Sec. 9. 35-A MRSA §10103, sub-§2, ¶A,  as enacted by PL 2009, c. 372, Pt. B, §3, is amended to read:

A. The board consists of the following 9 voting members:

(1) The director Director of the Governor's Office of Energy Independence and Security Office;

(2) The director of the Maine State Housing Authority; and

(3) Seven members appointed by the Governor, reviewed by the joint standing committee of the Legislature having jurisdiction over energy matters and approved by the Senate. Among these 7 members must be persons who adequately represent the interests of commercial energy consumers, industrial energy consumers, small business energy consumers, residential energy consumers and low-income energy consumers; among these members must be persons with knowledge of and experience in financial matters and consumer advocacy and who possess substantial management expertise or knowledge of or experience with conservation fund programs, carbon reduction programs or energy efficiency or climate change policy.
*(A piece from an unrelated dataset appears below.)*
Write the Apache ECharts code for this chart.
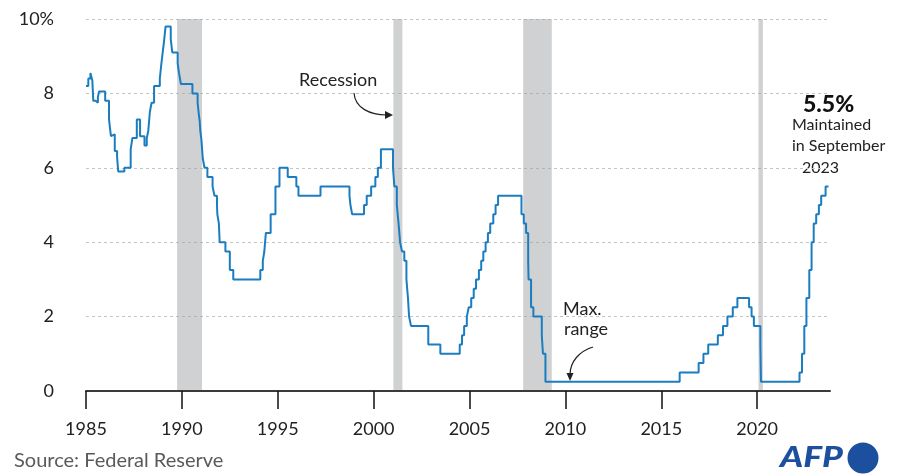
<!DOCTYPE html>
<html>
<head>
<meta charset="utf-8">
<script src="https://cdn.jsdelivr.net/npm/echarts@6/dist/echarts.min.js"></script>
<style>
html,body{margin:0;padding:0;background:#fff;}
#chart{width:911px;height:476px;}
</style>
</head>
<body>
<div id="chart"></div>
<script>
// Fed funds rate (upper bound), step start dates (decimal years)
const stepYears = [
  1985.00,1985.12,1985.23,1985.33,1985.38,1985.50,1985.62,1985.68,
  1986.00,1986.20,1986.30,1986.40,1986.50,1986.62,1986.68,
  1987.00,1987.33,1987.42,1987.65,1987.82,
  1988.05,1988.17,1988.25,1988.33,1988.42,1988.55,1988.85,1988.92,
  1989.00,1989.07,1989.15,1989.42,1989.50,1989.78,1989.85,1989.95,
  1990.55,1990.82,1990.87,1990.93,1990.96,
  1991.02,1991.09,1991.18,1991.33,1991.60,1991.70,1991.83,1991.85,1991.93,1991.97,
  1992.27,1992.50,1992.68,
  1994.09,1994.22,1994.30,1994.38,1994.63,1994.88,
  1995.09,1995.52,1995.97,1996.08,1997.23,
  1998.74,1998.79,1998.88,1999.50,1999.64,1999.87,
  2000.09,2000.22,2000.38,
  2001.01,2001.08,2001.21,2001.30,2001.38,2001.48,2001.60,2001.71,2001.79,2001.85,2001.95,
  2002.85,2003.48,
  2004.49,2004.61,2004.72,2004.86,2004.96,
  2005.09,2005.22,2005.34,2005.49,2005.61,2005.72,2005.84,2005.96,
  2006.08,2006.24,2006.36,2006.49,
  2007.71,2007.83,2007.95,
  2008.06,2008.08,2008.21,2008.33,2008.77,2008.83,2008.96,
  2015.96,2016.95,2017.20,2017.45,2017.95,
  2018.22,2018.45,2018.73,2018.97,
  2019.58,2019.71,2019.83,2020.17,2020.20,
  2022.21,2022.34,2022.46,2022.57,2022.72,2022.84,2022.95,
  2023.08,2023.22,2023.34,2023.57,2023.72
];
const rates = [
  8.2,8.4,8.55,8.35,7.8,7.75,7.9,8.05,
  7.8,7.3,6.85,6.9,6.45,6.3,5.9,
  6.0,6.5,6.8,7.3,6.85,
  6.6,6.8,7.0,7.5,7.75,8.2,8.4,8.75,
  9.1,9.4,9.8,9.45,9.1,8.8,8.55,8.25,
  8.0,7.75,7.5,7.25,7.0,
  6.75,6.25,6.0,5.75,5.5,5.25,5.0,4.75,4.5,4.0,
  3.75,3.25,3.0,
  3.25,3.5,3.75,4.25,4.75,5.5,
  6.0,5.75,5.5,5.25,5.5,
  5.25,5.0,4.75,5.0,5.25,5.5,
  5.75,6.0,6.5,
  6.0,5.5,5.0,4.5,4.0,3.75,3.5,3.0,2.5,2.0,1.75,
  1.25,1.0,
  1.25,1.5,1.75,2.0,2.25,
  2.5,2.75,3.0,3.25,3.5,3.75,4.0,4.25,
  4.5,4.75,5.0,5.25,
  4.75,4.5,4.25,
  3.5,3.0,2.25,2.0,1.5,1.0,0.25,
  0.5,0.75,1.0,1.25,1.5,
  1.75,2.0,2.25,2.5,
  2.25,2.0,1.75,1.25,0.25,
  0.5,1.0,1.75,2.5,3.25,4.0,4.5,
  4.75,5.0,5.25,5.5,5.5
];
// Recession periods shown as grey bands (start, end)
const recessionStarts = [1989.75, 2001.03, 2007.80, 2020.07];
const recessionEnds   = [1991.05, 2001.50, 2009.29, 2020.30];
const xTickYears = [1985, 1990, 1995, 2000, 2005, 2010, 2015, 2020];
const yTicks = [0, 2, 4, 6, 8, 10];

const FONT = 'Lato';
const lineData = stepYears.map((y, i) => [y, rates[i]]);
const bands = recessionStarts.map((s, i) => [
  { xAxis: s, yAxis: 0 },
  { xAxis: recessionEnds[i], yAxis: 10.06 }
]);

const chart = echarts.init(document.getElementById('chart'), null, { renderer: 'canvas' });
chart.setOption({
  animation: false,
  backgroundColor: '#ffffff',
  textStyle: { fontFamily: FONT },
  grid: { left: 86, right: 81, top: 19, bottom: 85 },
  xAxis: {
    type: 'value',
    min: 1985, max: 2023.8,
    interval: 5,
    z: 10,
    axisLine: { show: true, lineStyle: { color: '#3a3a3a', width: 2 } },
    axisTick: { show: true, length: 18, customValues: xTickYears, lineStyle: { color: '#111', width: 1.5 } },
    axisLabel: { customValues: xTickYears, margin: 29, fontSize: 18, color: '#222', fontFamily: FONT, formatter: v => String(v) },
    splitLine: { show: false }
  },
  yAxis: {
    type: 'value',
    min: 0, max: 10, interval: 2,
    axisLine: { show: false },
    axisTick: { show: false },
    axisLabel: {
      margin: 32, fontSize: 18, color: '#222', fontFamily: FONT,
      customValues: yTicks,
      formatter: v => (v === 10 ? '10%' : String(v))
    },
    splitLine: { show: true, lineStyle: { color: '#c4c4c4', width: 1, type: [3, 3] } }
  },
  series: [
    {
      type: 'line',
      data: [],
      z: 1,
      silent: true,
      clip: false,
      markArea: {
        silent: true,
        itemStyle: { color: 'rgba(160,163,168,0.5)' },
        data: bands
      }
    },
    {
      type: 'line',
      step: 'end',
      data: lineData,
      z: 3,
      showSymbol: false,
      symbol: 'none',
      silent: true,
      lineStyle: { color: '#1b7dc0', width: 2 }
    }
  ],
  graphic: [
    { type: 'text', left: 299, top: 71, style: { text: 'Recession', fill: '#222', font: '18px ' + FONT } },
    { type: 'bezierCurve', shape: { x1: 354, y1: 93, cpx1: 355, cpy1: 108, cpx2: 370, cpy2: 115, x2: 387, y2: 115 },
      style: { stroke: '#222', lineWidth: 1.2, fill: null } },
    { type: 'polygon', shape: { points: [[393, 115], [385, 111], [385, 119]] }, style: { fill: '#222' } },

    { type: 'text', left: 563, top: 300, style: { text: 'Max.', fill: '#222', font: '18px ' + FONT } },
    { type: 'text', left: 564, top: 320, style: { text: 'range', fill: '#222', font: '18px ' + FONT } },
    { type: 'bezierCurve', shape: { x1: 593, y1: 347, cpx1: 580, cpy1: 351, cpx2: 570, cpy2: 361, x2: 570, y2: 375 },
      style: { stroke: '#222', lineWidth: 1.2, fill: null } },
    { type: 'polygon', shape: { points: [[570, 381], [566.5, 373], [573.5, 373]] }, style: { fill: '#222' } },

    { type: 'text', left: 803, top: 93, style: { text: '5.5%', fill: '#111', font: '900 23px ' + FONT } },
    { type: 'text', left: 792, top: 117, style: { text: 'Maintained', fill: '#222', font: '16px ' + FONT } },
    { type: 'text', left: 792, top: 138, style: { text: 'in September', fill: '#222', font: '16px ' + FONT } },
    { type: 'text', left: 802, top: 160, style: { text: '2023', fill: '#222', font: '16px ' + FONT } },

    { type: 'text', left: 14, top: 451, style: { text: 'Source: Federal Reserve', fill: '#5a5a5a', font: '20px ' + FONT } },
    { type: 'text', x: 780, y: 443, scaleX: 1.22, style: { text: 'AFP', fill: '#1d4f9f', font: 'italic 900 29px ' + FONT } },
    { type: 'circle', shape: { cx: 863, cy: 458, r: 15.5 }, style: { fill: '#1d4f9f' } }
  ]
});
</script>
</body>
</html>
The requirements of this subparagraph may be met through the appointment of one or more persons who satisfy more than one of the requirements, as long as at any one time the 7 members include among them members who adequately represent the identified interests and who posses possess the required knowledge, expertise and experience.

Appointed trustees serve 3-year terms. If an appointed trustee is unable to complete the term, the Governor shall appoint a replacement for the remainder of the unexpired term.

summary

This bill changes the name of the Governor's Office of Energy Independence and Security to the Governor's Energy Office. The bill also fixes cross-references to reflect the name change.